The childhood, predictably, says so much. He came from Connecticut, where his father had more pretension than pedigree. He filled the quota of talented nobodies at Parsons, devoted himself to connoisseurship, won a scholarship to study in Paris. There he bought antiques and, with a partner, sold them in New York. The Depression brought him back to New York, where he swiftly graduated from an assistant’s job to his own clients.

He started with a bang: a villa with chandeliers in rooms with shockingly empty walls, gray floors with pink highlights. Chic Society noticed. Frances Cheney, a former “It” girl, hired him, launching both a refreshing home and a deep friendship. It was his way: best friend to the wives of powerful men. Footer does not deal with Stacey’s closeted homosexuality until the end of the book — she managed to find a photo of Stacey’s late-life French lover, who never appeared in public with him — nor does she dissect the often sex-free marriages of Stacey’s clients. But when she touches on Stacey’s unacknowledged sadness and presents a photo of Stacey intensely shopping with Babe Paley, you can make the leap. The love of great things was, in a way, the closest they came to real love.

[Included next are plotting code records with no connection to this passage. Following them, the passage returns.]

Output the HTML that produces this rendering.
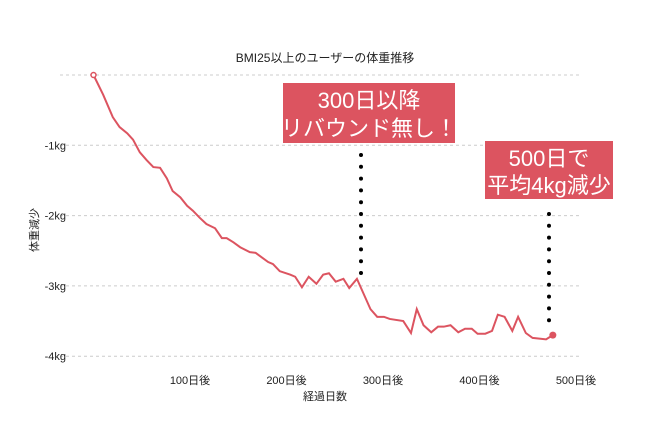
<!DOCTYPE html>
<html><head><meta charset="utf-8"><style>
body{margin:0;background:#fff;}
svg text{font-family:"Liberation Sans","Noto Sans CJK JP",sans-serif;}
</style></head><body>
<svg id="c" width="650" height="432" viewBox="0 0 650 432">
<text x="325" y="62" text-anchor="middle" font-size="12" fill="#222">BMI25以上のユーザーの体重推移</text>
<g id="grid"></g><g id="yt"></g><g id="xt"></g>
<text transform="translate(38,230) rotate(-90)" text-anchor="middle" font-size="11" fill="#222">体重減少</text>
<text x="325" y="400" text-anchor="middle" font-size="11" fill="#222">経過日数</text>
<path id="line" fill="none" stroke="#dc5460" stroke-width="2"/>
<g id="marks"></g>
<g>
<rect x="283" y="83" width="172" height="60" fill="#dc5460"/>
<text x="369" y="108" text-anchor="middle" font-size="22" fill="#fff">300日以降</text>
<text x="369" y="136" text-anchor="middle" font-size="22" fill="#fff">リバウンド無し！</text>
</g>
<line x1="361" y1="155" x2="361" y2="275" stroke="#000" stroke-width="4" stroke-linecap="round" stroke-dasharray="0 11.8"/>
<g>
<rect x="485" y="141" width="128" height="58" fill="#dc5460"/>
<text x="549" y="166" text-anchor="middle" font-size="22" fill="#fff">500日で</text>
<text x="549" y="193" text-anchor="middle" font-size="22" fill="#fff">平均4kg減少</text>
</g>
<line x1="549" y1="214" x2="549" y2="322" stroke="#000" stroke-width="4" stroke-linecap="round" stroke-dasharray="0 11.8"/>
</svg>
<script>
const days=[0,10,20,27,35,41,48,55,62,69,76,82,90,97,103,110,117,126,133,138,145,152,162,168,175,181,186,193,204,209,216,223,231,238,244,251,259,265,273,287,294,301,307,321,329,335,342,350,357,363,370,378,385,392,398,406,413,419,426,434,440,448,455,469,476];
const kg=[0,-0.28,-0.60,-0.74,-0.83,-0.92,-1.10,-1.21,-1.31,-1.32,-1.47,-1.65,-1.74,-1.86,-1.93,-2.03,-2.12,-2.18,-2.32,-2.32,-2.38,-2.45,-2.52,-2.53,-2.60,-2.66,-2.69,-2.79,-2.84,-2.87,-3.02,-2.87,-2.97,-2.84,-2.82,-2.94,-2.90,-3.03,-2.90,-3.33,-3.44,-3.44,-3.47,-3.50,-3.67,-3.33,-3.56,-3.66,-3.58,-3.58,-3.56,-3.66,-3.61,-3.61,-3.68,-3.68,-3.64,-3.41,-3.44,-3.64,-3.44,-3.67,-3.74,-3.76,-3.70];
const yTicks=[0,-1,-2,-3,-4];
const yLabels=["","-1kg","-2kg","-3kg","-4kg"];
const xTicks=[100,200,300,400,500];
const xLabels=["100日後","200日後","300日後","400日後","500日後"];
const X=d=>93.5+d*0.965, Y=v=>75-v*70.3;
const NS="http://www.w3.org/2000/svg";
function mk(t,p,a){const e=document.createElementNS(NS,t);for(const k in a)e.setAttribute(k,a[k]);document.getElementById(p).appendChild(e);return e;}
yTicks.forEach((v,i)=>{
 const g=mk('line','grid',{x1:60,x2:580,y1:Y(v),y2:Y(v),stroke:'#ccc','stroke-dasharray':'3 3'});
 
 
 const t=mk('text','yt',{x:66,y:Y(v)+4,'text-anchor':'end','font-size':11,fill:'#222'});
 t.textContent=yLabels[i];
 
 
});
xTicks.forEach((d,i)=>{
 const t=mk('text','xt',{x:X(d),y:384,'text-anchor':'middle','font-size':11,fill:'#222'});
 t.textContent=xLabels[i];
 
 
});
document.getElementById('line').setAttribute('d',days.map((d,i)=>(i?'L':'M')+X(d)+','+Y(kg[i])).join(''));
const s=mk('circle','marks',{cx:X(days[0]),cy:Y(kg[0]),r:2.5,fill:'#fff',stroke:'#dc5460','stroke-width':1.5});


const n=days.length-1;
const e=mk('circle','marks',{cx:X(days[n]),cy:Y(kg[n]),r:3.5,fill:'#dc5460'});


</script>
</body></html>
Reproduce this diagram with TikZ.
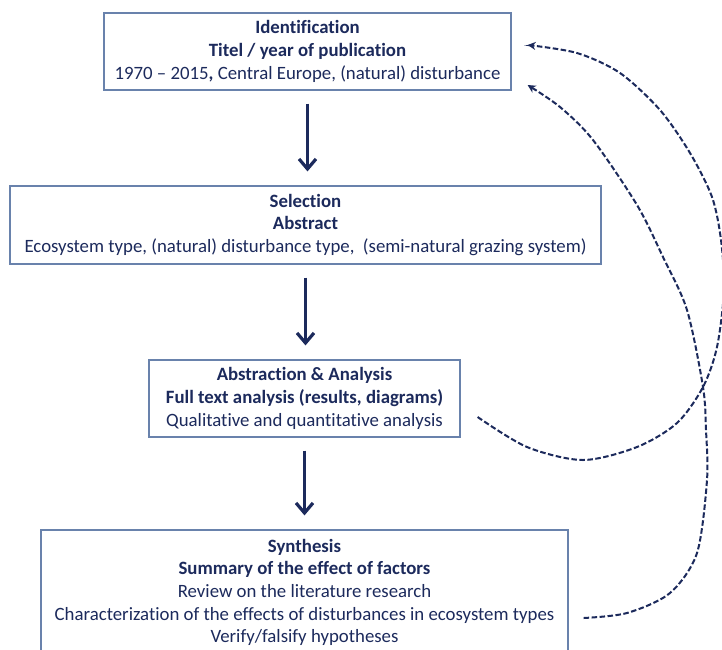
\documentclass[tikz,border=0pt]{standalone}
\usepackage{fontspec}
\setmainfont[Ligatures=CommonOff]{Carlito}
\usetikzlibrary{arrows.meta}
\definecolor{navy}{RGB}{28,42,92}
\definecolor{boxline}{RGB}{105,130,172}
\begin{document}
\begin{tikzpicture}[x=1pt,y=1pt,
  box/.style={draw=boxline, line width=1.2pt, text=navy, align=center, inner sep=0pt,
    font=\fontsize{18.8}{22.6}\selectfont},
  flow/.style={draw=navy, line width=3.2pt, -{Straight Barb[length=10pt,width=17pt]},
    shorten <=13pt, shorten >=14pt},
  fb/.style={draw=navy, line width=2pt, dash pattern=on 5.5pt off 2.5pt,
    -{Stealth[length=8pt,width=8pt]}}]
\useasboundingbox (0,0) rectangle (722,-649);
\fill[white] (0,0) rectangle (722,-649);
\node[box, minimum width=407pt, minimum height=77pt] (b1) at (307.5,-51.5)
  {\textbf{Identification}\\\textbf{Titel / year of publication}\\1970 – 2015\textbf{,} Central Europe, (natural) disturbance};
\node[box, minimum width=591pt, minimum height=78pt] (b2) at (305.5,-225)
  {\textbf{Selection}\\\textbf{Abstract}\\Ecosystem type, (natural) disturbance type,\ \ (semi-natural grazing system)};
\node[box, minimum width=311pt, minimum height=77pt] (b3) at (304.5,-398.5)
  {\textbf{Abstraction \& Analysis}\\\textbf{Full text analysis (results, diagrams)}\\Qualitative and quantitative analysis};
\node[box, minimum width=527pt, minimum height=125pt] (b4) at (304.5,-592.5)
  {\textbf{Synthesis}\\\textbf{Summary of the effect of factors}\\Review on the literature research\\Characterization of the effects of disturbances in ecosystem types\\Verify/falsify hypotheses};
\draw[flow] (b1.south) -- (b1.south |- b2.north);
\draw[flow] (b2.south) -- (b2.south |- b3.north);
\draw[flow] (b3.south) -- (b3.south |- b4.north);
\coordinate (s1) at ([shift={(17,-18.5)}]b3.east);
\coordinate (s2) at ([shift={(15,-25.5)}]b4.east);
\coordinate (t1) at ([shift={(16,6.5)}]b1.east);
\coordinate (t2) at ([shift={(16,-33.5)}]b1.east);
\draw[fb] plot[smooth, tension=0.5] coordinates {(s1) (527,-447) (583,-460) (637,-447) (677,-423) (703,-387) (717,-347) (724,-290) (721,-240) (712,-197) (690,-153) (660,-110) (620,-73) (577,-53) (t1)};
\draw[fb] plot[smooth, tension=0.5] coordinates {(s2) (627,-613) (670,-593) (697,-553) (707,-480) (706,-430) (703,-387) (687,-310) (663,-257) (637,-205) (593,-140) (560,-107) (t2)};
\end{tikzpicture}
\end{document}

And yet this is a joyful book. With Diana Vreeland as a client, how could it not be? Stacey installed a mirror on the ceiling over Frances Cheney’s bed. Given the use of a free-standing squash court on a Long Island estate, he made it a weekend house he occupied for the rest of his life. No one minded stooping to get in; the house was a delightful mix of antiques and found objects, and the host mixed terrific martinis. And in his apartment in Paris and his converted chicken coop in the Ile-de-France, he made rooms that were simply beautiful.

If Stacey’s rooms look dated now, it’s because most have way-to-wall carpeting. But his big truth is still true: “One of the most common errors people make in decorating is trying to make a room perfect in all the details of a single given period, which inevitably results in a stiff and impersonal background.” George Stacey never made that error.